Extract the lines that carry the string "React" from the listing.
---+---
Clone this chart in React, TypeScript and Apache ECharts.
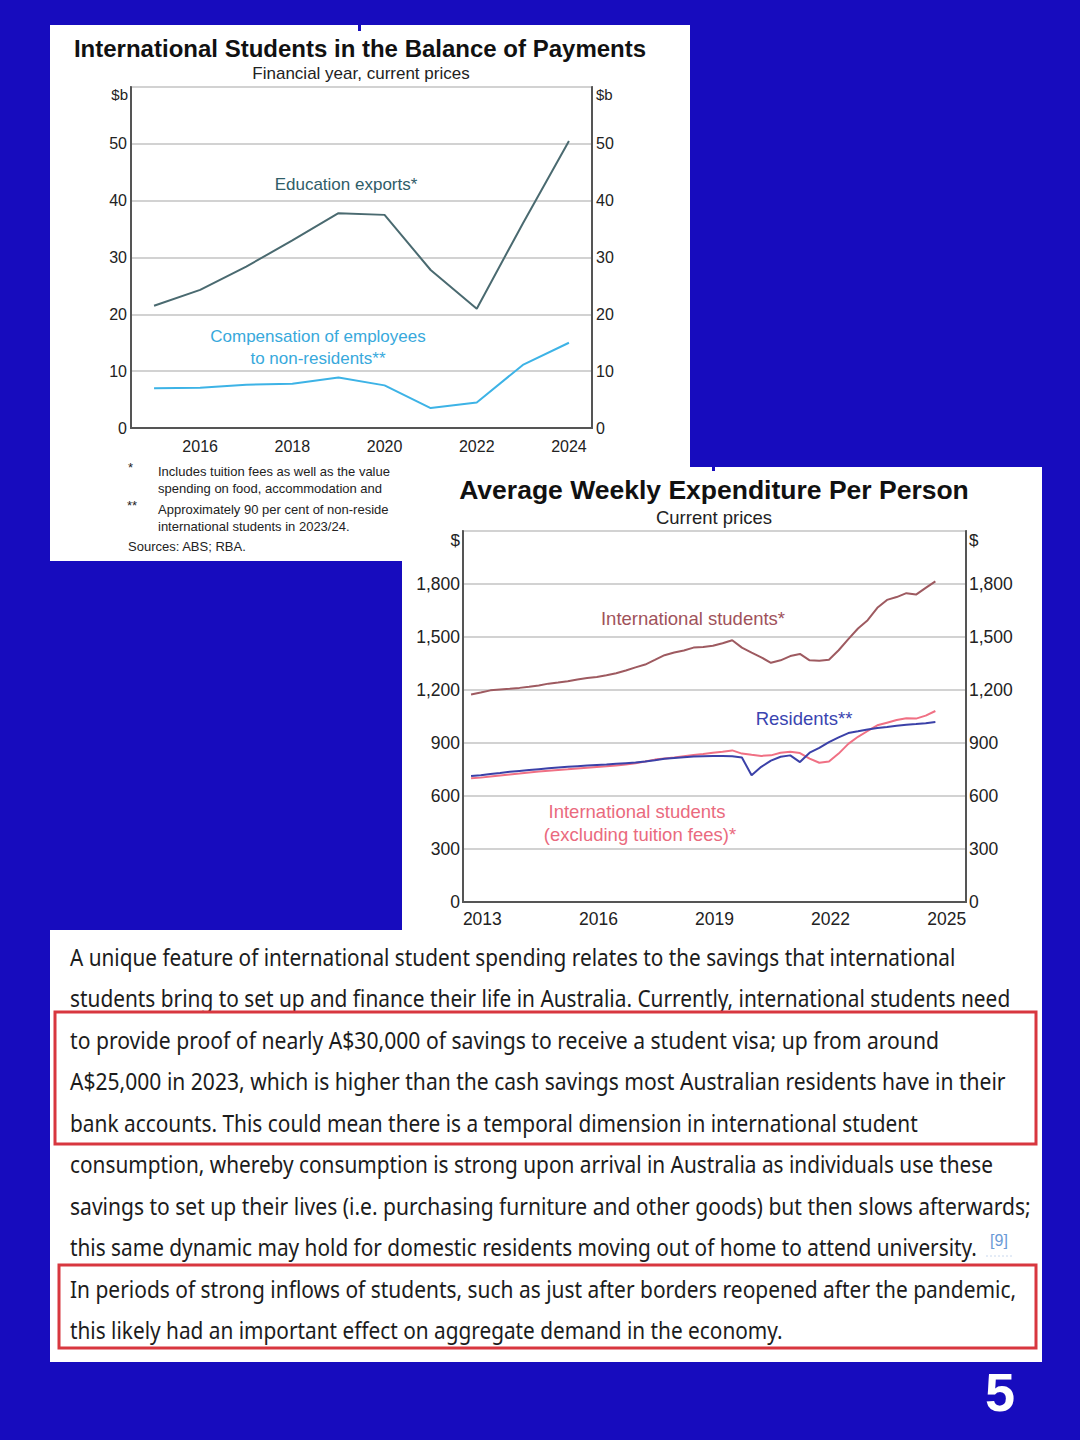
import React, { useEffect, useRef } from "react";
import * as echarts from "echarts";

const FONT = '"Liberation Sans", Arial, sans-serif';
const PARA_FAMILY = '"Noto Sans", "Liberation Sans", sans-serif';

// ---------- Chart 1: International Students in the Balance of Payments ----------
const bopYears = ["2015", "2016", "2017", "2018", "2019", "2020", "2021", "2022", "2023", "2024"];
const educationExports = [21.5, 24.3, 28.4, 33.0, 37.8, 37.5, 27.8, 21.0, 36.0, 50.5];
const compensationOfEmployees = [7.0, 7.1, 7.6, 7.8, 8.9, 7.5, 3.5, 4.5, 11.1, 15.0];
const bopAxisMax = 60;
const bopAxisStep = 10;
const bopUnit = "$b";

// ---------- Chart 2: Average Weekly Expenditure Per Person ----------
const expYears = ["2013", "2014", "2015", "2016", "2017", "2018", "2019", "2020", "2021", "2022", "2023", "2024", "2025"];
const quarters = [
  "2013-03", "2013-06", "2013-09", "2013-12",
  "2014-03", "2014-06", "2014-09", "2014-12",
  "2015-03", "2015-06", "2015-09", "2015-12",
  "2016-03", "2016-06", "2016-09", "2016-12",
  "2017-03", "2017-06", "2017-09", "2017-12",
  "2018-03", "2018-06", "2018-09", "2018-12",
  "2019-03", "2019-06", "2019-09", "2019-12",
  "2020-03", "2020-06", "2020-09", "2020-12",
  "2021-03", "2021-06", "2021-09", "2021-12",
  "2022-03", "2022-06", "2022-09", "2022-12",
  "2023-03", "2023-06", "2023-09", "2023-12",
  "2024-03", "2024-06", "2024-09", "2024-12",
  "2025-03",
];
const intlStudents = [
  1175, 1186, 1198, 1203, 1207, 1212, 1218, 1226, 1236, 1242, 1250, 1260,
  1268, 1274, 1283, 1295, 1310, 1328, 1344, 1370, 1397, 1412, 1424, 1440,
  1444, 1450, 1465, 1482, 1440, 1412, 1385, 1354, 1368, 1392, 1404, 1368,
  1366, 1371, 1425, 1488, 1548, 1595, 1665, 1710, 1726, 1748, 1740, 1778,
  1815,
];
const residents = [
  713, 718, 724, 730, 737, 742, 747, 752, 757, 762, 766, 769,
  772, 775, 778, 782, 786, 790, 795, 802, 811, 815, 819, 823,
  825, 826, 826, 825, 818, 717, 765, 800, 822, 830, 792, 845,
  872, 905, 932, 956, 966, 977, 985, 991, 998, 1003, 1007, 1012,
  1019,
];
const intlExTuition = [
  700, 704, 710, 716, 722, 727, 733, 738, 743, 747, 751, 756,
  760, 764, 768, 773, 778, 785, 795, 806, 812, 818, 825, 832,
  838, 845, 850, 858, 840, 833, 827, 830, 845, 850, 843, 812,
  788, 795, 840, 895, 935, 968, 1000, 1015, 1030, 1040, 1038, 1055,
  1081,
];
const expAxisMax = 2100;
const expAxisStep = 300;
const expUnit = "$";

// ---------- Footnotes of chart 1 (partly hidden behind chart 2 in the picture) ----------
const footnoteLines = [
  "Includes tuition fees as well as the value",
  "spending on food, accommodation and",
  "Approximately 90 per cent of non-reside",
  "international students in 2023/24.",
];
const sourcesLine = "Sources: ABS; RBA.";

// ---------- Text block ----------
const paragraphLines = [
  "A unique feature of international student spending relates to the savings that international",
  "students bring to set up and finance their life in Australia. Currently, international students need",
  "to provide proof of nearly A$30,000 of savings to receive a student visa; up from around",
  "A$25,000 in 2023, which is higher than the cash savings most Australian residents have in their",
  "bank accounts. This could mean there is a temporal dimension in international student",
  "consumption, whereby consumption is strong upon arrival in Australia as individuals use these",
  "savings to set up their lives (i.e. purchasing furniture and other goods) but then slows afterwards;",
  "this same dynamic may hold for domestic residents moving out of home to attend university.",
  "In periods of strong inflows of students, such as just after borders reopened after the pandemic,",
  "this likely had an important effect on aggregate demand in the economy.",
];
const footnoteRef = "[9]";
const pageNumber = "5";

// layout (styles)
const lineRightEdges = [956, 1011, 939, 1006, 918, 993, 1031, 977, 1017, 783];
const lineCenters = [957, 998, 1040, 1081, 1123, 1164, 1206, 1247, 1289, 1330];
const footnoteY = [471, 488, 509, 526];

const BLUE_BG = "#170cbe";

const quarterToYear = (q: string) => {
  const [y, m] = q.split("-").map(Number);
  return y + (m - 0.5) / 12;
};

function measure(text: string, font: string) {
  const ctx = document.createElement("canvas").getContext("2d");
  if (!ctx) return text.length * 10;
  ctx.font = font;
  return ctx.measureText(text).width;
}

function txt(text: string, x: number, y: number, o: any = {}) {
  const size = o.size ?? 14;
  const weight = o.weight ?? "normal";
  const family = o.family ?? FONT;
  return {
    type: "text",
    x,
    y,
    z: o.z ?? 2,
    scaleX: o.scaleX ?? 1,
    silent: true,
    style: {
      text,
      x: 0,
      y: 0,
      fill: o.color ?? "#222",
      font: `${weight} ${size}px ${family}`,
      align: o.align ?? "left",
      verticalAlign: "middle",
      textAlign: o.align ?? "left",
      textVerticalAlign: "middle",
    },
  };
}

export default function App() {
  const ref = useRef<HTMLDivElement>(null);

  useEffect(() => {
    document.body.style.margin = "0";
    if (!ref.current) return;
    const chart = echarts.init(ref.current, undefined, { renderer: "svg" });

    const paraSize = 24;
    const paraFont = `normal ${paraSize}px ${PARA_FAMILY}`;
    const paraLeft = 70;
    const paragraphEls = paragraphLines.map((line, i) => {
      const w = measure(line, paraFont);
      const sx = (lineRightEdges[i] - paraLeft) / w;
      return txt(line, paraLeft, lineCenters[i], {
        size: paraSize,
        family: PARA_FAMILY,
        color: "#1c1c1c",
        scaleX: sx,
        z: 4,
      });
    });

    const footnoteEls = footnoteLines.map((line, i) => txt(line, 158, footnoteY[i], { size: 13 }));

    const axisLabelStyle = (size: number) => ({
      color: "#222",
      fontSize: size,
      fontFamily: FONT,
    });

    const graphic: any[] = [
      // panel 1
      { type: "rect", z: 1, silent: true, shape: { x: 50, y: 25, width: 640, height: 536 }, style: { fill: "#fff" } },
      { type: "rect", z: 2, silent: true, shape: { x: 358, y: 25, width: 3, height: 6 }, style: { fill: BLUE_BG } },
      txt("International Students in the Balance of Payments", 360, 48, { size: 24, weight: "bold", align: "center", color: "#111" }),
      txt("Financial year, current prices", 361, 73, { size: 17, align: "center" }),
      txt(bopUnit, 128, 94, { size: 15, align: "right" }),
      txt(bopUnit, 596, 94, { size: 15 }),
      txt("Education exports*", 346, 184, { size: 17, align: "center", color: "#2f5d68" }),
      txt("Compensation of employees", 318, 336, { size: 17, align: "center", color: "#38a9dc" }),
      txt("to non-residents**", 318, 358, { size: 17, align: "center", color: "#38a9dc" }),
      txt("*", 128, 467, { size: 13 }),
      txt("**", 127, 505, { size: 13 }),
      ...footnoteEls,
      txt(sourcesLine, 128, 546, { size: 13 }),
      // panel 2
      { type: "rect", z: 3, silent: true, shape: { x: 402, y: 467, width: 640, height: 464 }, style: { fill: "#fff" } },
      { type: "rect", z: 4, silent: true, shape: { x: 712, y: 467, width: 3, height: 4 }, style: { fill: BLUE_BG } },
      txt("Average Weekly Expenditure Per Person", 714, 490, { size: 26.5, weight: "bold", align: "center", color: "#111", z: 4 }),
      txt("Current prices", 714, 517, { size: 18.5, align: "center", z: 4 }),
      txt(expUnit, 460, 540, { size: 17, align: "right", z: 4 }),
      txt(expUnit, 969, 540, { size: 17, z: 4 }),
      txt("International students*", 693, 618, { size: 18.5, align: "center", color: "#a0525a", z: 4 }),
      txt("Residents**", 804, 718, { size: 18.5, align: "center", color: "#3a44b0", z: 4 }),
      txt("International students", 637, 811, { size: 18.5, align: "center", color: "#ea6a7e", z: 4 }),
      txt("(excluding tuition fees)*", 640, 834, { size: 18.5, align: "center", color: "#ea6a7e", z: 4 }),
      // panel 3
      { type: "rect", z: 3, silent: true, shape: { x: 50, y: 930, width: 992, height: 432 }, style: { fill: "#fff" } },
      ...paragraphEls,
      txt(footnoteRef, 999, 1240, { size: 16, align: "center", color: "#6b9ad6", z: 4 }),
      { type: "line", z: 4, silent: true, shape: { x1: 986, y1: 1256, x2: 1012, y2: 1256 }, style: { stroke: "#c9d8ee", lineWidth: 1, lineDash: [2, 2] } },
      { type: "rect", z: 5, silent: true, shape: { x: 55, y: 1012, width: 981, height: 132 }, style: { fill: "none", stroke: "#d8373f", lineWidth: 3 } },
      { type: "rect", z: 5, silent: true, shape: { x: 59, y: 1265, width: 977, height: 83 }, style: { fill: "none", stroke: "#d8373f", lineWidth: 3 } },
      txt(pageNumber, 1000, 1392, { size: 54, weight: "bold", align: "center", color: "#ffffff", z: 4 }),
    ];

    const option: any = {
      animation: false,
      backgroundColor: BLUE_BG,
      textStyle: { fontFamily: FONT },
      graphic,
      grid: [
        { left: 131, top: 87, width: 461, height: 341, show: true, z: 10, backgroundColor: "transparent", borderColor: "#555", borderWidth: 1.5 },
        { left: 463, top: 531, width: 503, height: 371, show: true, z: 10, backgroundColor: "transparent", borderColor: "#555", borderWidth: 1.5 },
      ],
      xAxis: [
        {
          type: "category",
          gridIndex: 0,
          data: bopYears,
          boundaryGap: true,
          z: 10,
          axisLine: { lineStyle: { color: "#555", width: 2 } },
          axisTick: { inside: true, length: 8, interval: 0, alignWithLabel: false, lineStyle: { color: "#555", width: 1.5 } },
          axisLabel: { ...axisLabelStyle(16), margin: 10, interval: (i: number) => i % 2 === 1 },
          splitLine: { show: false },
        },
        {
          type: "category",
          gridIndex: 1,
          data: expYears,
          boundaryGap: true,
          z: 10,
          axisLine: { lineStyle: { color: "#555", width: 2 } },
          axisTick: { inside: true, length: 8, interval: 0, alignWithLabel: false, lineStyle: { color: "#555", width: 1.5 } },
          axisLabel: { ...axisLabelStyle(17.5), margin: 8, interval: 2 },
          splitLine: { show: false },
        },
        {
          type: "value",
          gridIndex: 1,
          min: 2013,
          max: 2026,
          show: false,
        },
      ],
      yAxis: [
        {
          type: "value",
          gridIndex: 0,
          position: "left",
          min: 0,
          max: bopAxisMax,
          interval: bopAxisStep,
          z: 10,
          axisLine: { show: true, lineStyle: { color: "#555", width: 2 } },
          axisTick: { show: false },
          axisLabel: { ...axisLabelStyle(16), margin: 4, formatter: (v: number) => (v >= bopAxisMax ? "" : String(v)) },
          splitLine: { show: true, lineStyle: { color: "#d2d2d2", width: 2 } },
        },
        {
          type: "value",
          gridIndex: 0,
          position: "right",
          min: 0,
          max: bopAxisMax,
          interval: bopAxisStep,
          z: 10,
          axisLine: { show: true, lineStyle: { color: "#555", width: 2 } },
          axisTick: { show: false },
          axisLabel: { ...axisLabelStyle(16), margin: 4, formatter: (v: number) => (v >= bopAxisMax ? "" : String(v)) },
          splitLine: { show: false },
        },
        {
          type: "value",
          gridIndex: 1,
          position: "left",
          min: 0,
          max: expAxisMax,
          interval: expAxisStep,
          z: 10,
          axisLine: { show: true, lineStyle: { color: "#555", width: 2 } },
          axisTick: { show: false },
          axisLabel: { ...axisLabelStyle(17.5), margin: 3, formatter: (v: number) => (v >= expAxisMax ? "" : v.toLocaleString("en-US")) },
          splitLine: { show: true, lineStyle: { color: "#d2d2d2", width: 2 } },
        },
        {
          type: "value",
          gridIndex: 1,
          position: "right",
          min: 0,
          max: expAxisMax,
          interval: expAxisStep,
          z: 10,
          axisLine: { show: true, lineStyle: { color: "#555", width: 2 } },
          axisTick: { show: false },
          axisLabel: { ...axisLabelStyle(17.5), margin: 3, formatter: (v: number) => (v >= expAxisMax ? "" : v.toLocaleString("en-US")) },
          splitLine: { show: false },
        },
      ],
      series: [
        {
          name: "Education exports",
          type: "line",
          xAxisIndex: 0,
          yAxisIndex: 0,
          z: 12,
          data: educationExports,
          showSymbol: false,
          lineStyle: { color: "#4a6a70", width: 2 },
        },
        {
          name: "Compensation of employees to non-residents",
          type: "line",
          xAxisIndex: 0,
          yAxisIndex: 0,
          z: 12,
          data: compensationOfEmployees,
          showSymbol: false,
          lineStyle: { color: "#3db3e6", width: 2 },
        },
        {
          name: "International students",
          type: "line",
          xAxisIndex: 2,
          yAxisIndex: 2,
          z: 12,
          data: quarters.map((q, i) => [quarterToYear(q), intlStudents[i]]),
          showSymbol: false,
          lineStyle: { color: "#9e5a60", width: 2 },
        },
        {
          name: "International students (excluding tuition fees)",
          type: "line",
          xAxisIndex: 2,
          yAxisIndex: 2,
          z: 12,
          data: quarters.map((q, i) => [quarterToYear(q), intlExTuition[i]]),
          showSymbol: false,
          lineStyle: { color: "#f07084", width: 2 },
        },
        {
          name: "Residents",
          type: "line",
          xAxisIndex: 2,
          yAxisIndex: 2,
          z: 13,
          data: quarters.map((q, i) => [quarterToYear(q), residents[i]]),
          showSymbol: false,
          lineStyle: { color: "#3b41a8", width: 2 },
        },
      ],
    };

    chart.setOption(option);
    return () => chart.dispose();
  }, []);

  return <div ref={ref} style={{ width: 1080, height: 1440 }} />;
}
---+---
- **Answer to the exercise**:
Clone this chart in React, TypeScript and Apache ECharts.
import React, { useEffect, useRef } from "react";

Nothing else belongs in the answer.